There is no way to predict with assurance what will happen to Bosnia in 1997 and beyond. Most experts agree that the prospects for a multiethnic state as envisaged by the Dayton Accord are dim. Because this political forecast is so gloomy and the political goals are so contentious and unachievable, it is highly doubtful that a clear and authoritative military mission can be defined for IFOR II. This combination of factors points to a protracted international presence that will have to "muddle-through" in Bosnia for years to come.
A new peacekeeping force should not be led by the United States. In the long run, such a presence should be the responsibility of an organization like the WEU or OSCE. America's main purpose in NATO should not be to police out-of-area ethnic conflicts in Europe.

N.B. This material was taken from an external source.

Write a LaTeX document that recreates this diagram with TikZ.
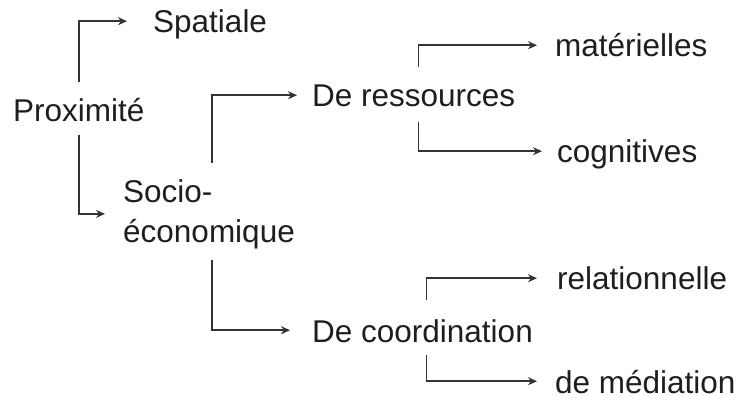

The U.S. participation in IFOR is coming to a close, and Congress should hold the President to his promise of a mission that would take "about one year." A follow-on force in Bosnia can include a small U.S. support presence, but the entire enterprise must be underpinned by the clear indication of a European willingness to take charge of a difficult situation now that "breathing room" has been attained with the help of the U.S.
To support its European allies, the U.S. should accept the temporary attachment of American troops to a new Bosnian peacekeeping force. However, this force should be composed largely of European ground troops, and U.S. forces should remain under U.S. command. In this way, America can do what it does best -- focus on larger military contingencies -- while the Europeans take on a larger share of the peacekeeping burden.